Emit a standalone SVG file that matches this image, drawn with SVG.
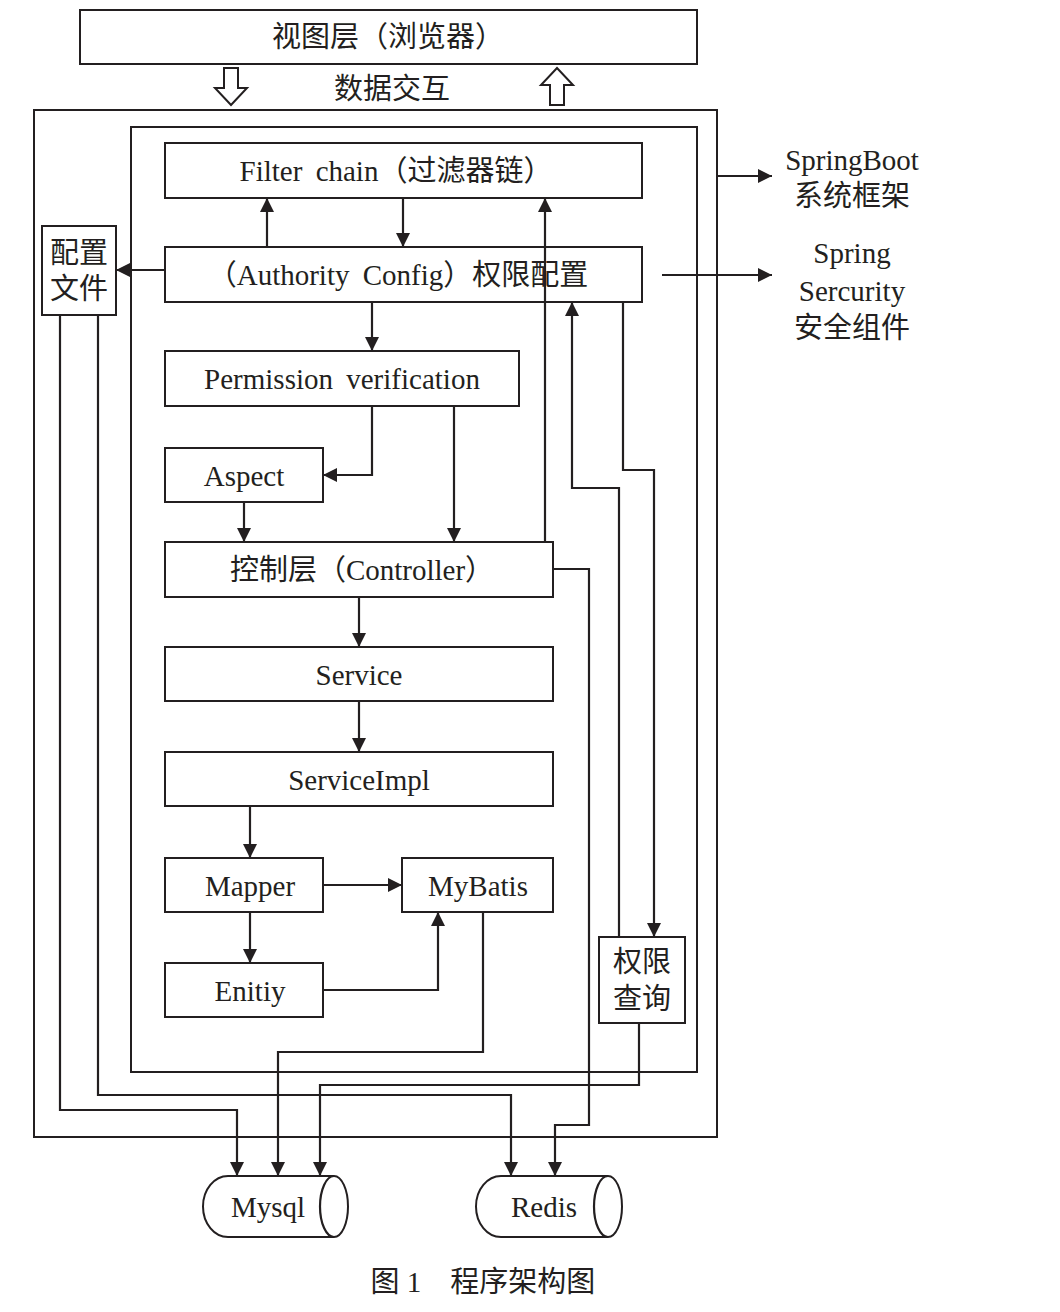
<svg xmlns="http://www.w3.org/2000/svg" width="1060" height="1312" viewBox="0 0 1060 1312">
<defs>
<style>
.b{fill:none;stroke:#231f20;stroke-width:2}
.l{fill:none;stroke:#231f20;stroke-width:2.2}
text{font-family:"Liberation Serif","Noto Sans CJK SC",serif;font-size:29px;fill:#231f20;text-anchor:middle}
</style>
<marker id="a" viewBox="0 0 10 10" refX="10" refY="5" markerWidth="14" markerHeight="14" markerUnits="userSpaceOnUse" orient="auto"><path d="M0,0L10,5L0,10z" fill="#231f20"/></marker>
</defs>
<rect width="1060" height="1312" fill="#fff"/>
<g id="view"><rect class="b" x="80" y="10" width="617" height="54"/><text x="388" y="47">视图层（浏览器）</text></g>
<g id="exchange">
<path class="b" d="M224,68h14v20h9l-16,17l-16,-17h9z"/>
<path class="b" d="M550,105h14v-20h9l-16,-17l-16,17h9z"/>
<text x="392" y="99">数据交互</text>
</g>
<g id="outer"><rect class="b" x="34" y="110" width="683" height="1027"/></g>
<g id="inner"><rect class="b" x="131" y="127" width="566" height="945"/></g>
<g id="springboot"><text x="852" y="170">SpringBoot</text><text x="852" y="206">系统框架</text></g>
<g id="security"><text x="852" y="263">Spring</text><text x="852" y="301">Sercurity</text><text x="852" y="338">安全组件</text></g>
<g id="connectors">
<path class="l" d="M717,176H772" marker-end="url(#a)"/>
<path class="l" d="M662,275H772" marker-end="url(#a)"/>
<path class="l" d="M267,247V198" marker-end="url(#a)"/>
<path class="l" d="M403,198V247" marker-end="url(#a)"/>
<path class="l" d="M545,542V198" marker-end="url(#a)"/>
<path class="l" d="M165,270H116" marker-end="url(#a)"/>
<path class="l" d="M372,302V351" marker-end="url(#a)"/>
<path class="l" d="M372,406V475H323" marker-end="url(#a)"/>
<path class="l" d="M454,406V542" marker-end="url(#a)"/>
<path class="l" d="M244,502V542" marker-end="url(#a)"/>
<path class="l" d="M359,597V647" marker-end="url(#a)"/>
<path class="l" d="M359,701V752" marker-end="url(#a)"/>
<path class="l" d="M250,806V858" marker-end="url(#a)"/>
<path class="l" d="M323,885H402" marker-end="url(#a)"/>
<path class="l" d="M250,912V963" marker-end="url(#a)"/>
<path class="l" d="M323,990H438V912" marker-end="url(#a)"/>
<path class="l" d="M623,302V470H654V937" marker-end="url(#a)"/>
<path class="l" d="M619,937V488H572V302" marker-end="url(#a)"/>
<path class="l" d="M553,569H589V1125H555V1176" marker-end="url(#a)"/>
<path class="l" d="M483,912V1052H278V1176" marker-end="url(#a)"/>
<path class="l" d="M639,1023V1085H320V1176" marker-end="url(#a)"/>
<path class="l" d="M60,315V1110H237V1176" marker-end="url(#a)"/>
<path class="l" d="M98,315V1095H511V1176" marker-end="url(#a)"/>
</g>
<g id="filter"><rect class="b" x="165" y="143" width="477" height="55"/><text x="396" y="181" word-spacing="6">Filter chain（过滤器链）</text></g>
<g id="authority"><rect class="b" x="165" y="247" width="477" height="55"/><text x="398" y="285" word-spacing="6">（Authority Config）权限配置</text></g>
<g id="config"><rect class="b" x="42" y="226" width="74" height="89"/><text x="79" y="263">配置</text><text x="79" y="299">文件</text></g>
<g id="permission"><rect class="b" x="165" y="351" width="354" height="55"/><text x="342" y="389" word-spacing="6">Permission verification</text></g>
<g id="aspect"><rect class="b" x="165" y="448" width="158" height="54"/><text x="244" y="486">Aspect</text></g>
<g id="controller"><rect class="b" x="165" y="542" width="388" height="55"/><text x="362" y="580">控制层（Controller）</text></g>
<g id="service"><rect class="b" x="165" y="647" width="388" height="54"/><text x="359" y="685">Service</text></g>
<g id="serviceimpl"><rect class="b" x="165" y="752" width="388" height="54"/><text x="359" y="790">ServiceImpl</text></g>
<g id="mapper"><rect class="b" x="165" y="858" width="158" height="54"/><text x="250" y="896">Mapper</text></g>
<g id="mybatis"><rect class="b" x="402" y="858" width="151" height="54"/><text x="478" y="896">MyBatis</text></g>
<g id="entity"><rect class="b" x="165" y="963" width="158" height="54"/><text x="250" y="1001">Enitiy</text></g>
<g id="query"><rect class="b" x="599" y="937" width="86" height="86"/><text x="642" y="972">权限</text><text x="642" y="1009">查询</text></g>
<g id="mysql"><path class="b" d="M228,1176H334A14,30.5 0 0 1 334,1237H228A25,30.5 0 0 1 228,1176z"/><path class="l" d="M334,1176A14,30.5 0 0 0 334,1237"/><text x="268" y="1217">Mysql</text></g>
<g id="redis"><path class="b" d="M501,1176H608A14,30.5 0 0 1 608,1237H501A25,30.5 0 0 1 501,1176z"/><path class="l" d="M608,1176A14,30.5 0 0 0 608,1237"/><text x="544" y="1217">Redis</text></g>
<text x="483" y="1292">图 1　程序架构图</text>
</svg>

----------

### Job
Copy the whole of the material above exactly, but not its images.

### The output
Emit a standalone SVG file that matches this image, drawn with SVG.
<svg xmlns="http://www.w3.org/2000/svg" width="1060" height="1312" viewBox="0 0 1060 1312">
<defs>
<style>
.b{fill:none;stroke:#231f20;stroke-width:2}
.l{fill:none;stroke:#231f20;stroke-width:2.2}
text{font-family:"Liberation Serif","Noto Sans CJK SC",serif;font-size:29px;fill:#231f20;text-anchor:middle}
</style>
<marker id="a" viewBox="0 0 10 10" refX="10" refY="5" markerWidth="14" markerHeight="14" markerUnits="userSpaceOnUse" orient="auto"><path d="M0,0L10,5L0,10z" fill="#231f20"/></marker>
</defs>
<rect width="1060" height="1312" fill="#fff"/>
<g id="view"><rect class="b" x="80" y="10" width="617" height="54"/><text x="388" y="47">视图层（浏览器）</text></g>
<g id="exchange">
<path class="b" d="M224,68h14v20h9l-16,17l-16,-17h9z"/>
<path class="b" d="M550,105h14v-20h9l-16,-17l-16,17h9z"/>
<text x="392" y="99">数据交互</text>
</g>
<g id="outer"><rect class="b" x="34" y="110" width="683" height="1027"/></g>
<g id="inner"><rect class="b" x="131" y="127" width="566" height="945"/></g>
<g id="springboot"><text x="852" y="170">SpringBoot</text><text x="852" y="206">系统框架</text></g>
<g id="security"><text x="852" y="263">Spring</text><text x="852" y="301">Sercurity</text><text x="852" y="338">安全组件</text></g>
<g id="connectors">
<path class="l" d="M717,176H772" marker-end="url(#a)"/>
<path class="l" d="M662,275H772" marker-end="url(#a)"/>
<path class="l" d="M267,247V198" marker-end="url(#a)"/>
<path class="l" d="M403,198V247" marker-end="url(#a)"/>
<path class="l" d="M545,542V198" marker-end="url(#a)"/>
<path class="l" d="M165,270H116" marker-end="url(#a)"/>
<path class="l" d="M372,302V351" marker-end="url(#a)"/>
<path class="l" d="M372,406V475H323" marker-end="url(#a)"/>
<path class="l" d="M454,406V542" marker-end="url(#a)"/>
<path class="l" d="M244,502V542" marker-end="url(#a)"/>
<path class="l" d="M359,597V647" marker-end="url(#a)"/>
<path class="l" d="M359,701V752" marker-end="url(#a)"/>
<path class="l" d="M250,806V858" marker-end="url(#a)"/>
<path class="l" d="M323,885H402" marker-end="url(#a)"/>
<path class="l" d="M250,912V963" marker-end="url(#a)"/>
<path class="l" d="M323,990H438V912" marker-end="url(#a)"/>
<path class="l" d="M623,302V470H654V937" marker-end="url(#a)"/>
<path class="l" d="M619,937V488H572V302" marker-end="url(#a)"/>
<path class="l" d="M553,569H589V1125H555V1176" marker-end="url(#a)"/>
<path class="l" d="M483,912V1052H278V1176" marker-end="url(#a)"/>
<path class="l" d="M639,1023V1085H320V1176" marker-end="url(#a)"/>
<path class="l" d="M60,315V1110H237V1176" marker-end="url(#a)"/>
<path class="l" d="M98,315V1095H511V1176" marker-end="url(#a)"/>
</g>
<g id="filter"><rect class="b" x="165" y="143" width="477" height="55"/><text x="396" y="181" word-spacing="6">Filter chain（过滤器链）</text></g>
<g id="authority"><rect class="b" x="165" y="247" width="477" height="55"/><text x="398" y="285" word-spacing="6">（Authority Config）权限配置</text></g>
<g id="config"><rect class="b" x="42" y="226" width="74" height="89"/><text x="79" y="263">配置</text><text x="79" y="299">文件</text></g>
<g id="permission"><rect class="b" x="165" y="351" width="354" height="55"/><text x="342" y="389" word-spacing="6">Permission verification</text></g>
<g id="aspect"><rect class="b" x="165" y="448" width="158" height="54"/><text x="244" y="486">Aspect</text></g>
<g id="controller"><rect class="b" x="165" y="542" width="388" height="55"/><text x="362" y="580">控制层（Controller）</text></g>
<g id="service"><rect class="b" x="165" y="647" width="388" height="54"/><text x="359" y="685">Service</text></g>
<g id="serviceimpl"><rect class="b" x="165" y="752" width="388" height="54"/><text x="359" y="790">ServiceImpl</text></g>
<g id="mapper"><rect class="b" x="165" y="858" width="158" height="54"/><text x="250" y="896">Mapper</text></g>
<g id="mybatis"><rect class="b" x="402" y="858" width="151" height="54"/><text x="478" y="896">MyBatis</text></g>
<g id="entity"><rect class="b" x="165" y="963" width="158" height="54"/><text x="250" y="1001">Enitiy</text></g>
<g id="query"><rect class="b" x="599" y="937" width="86" height="86"/><text x="642" y="972">权限</text><text x="642" y="1009">查询</text></g>
<g id="mysql"><path class="b" d="M228,1176H334A14,30.5 0 0 1 334,1237H228A25,30.5 0 0 1 228,1176z"/><path class="l" d="M334,1176A14,30.5 0 0 0 334,1237"/><text x="268" y="1217">Mysql</text></g>
<g id="redis"><path class="b" d="M501,1176H608A14,30.5 0 0 1 608,1237H501A25,30.5 0 0 1 501,1176z"/><path class="l" d="M608,1176A14,30.5 0 0 0 608,1237"/><text x="544" y="1217">Redis</text></g>
<text x="483" y="1292">图 1　程序架构图</text>
</svg>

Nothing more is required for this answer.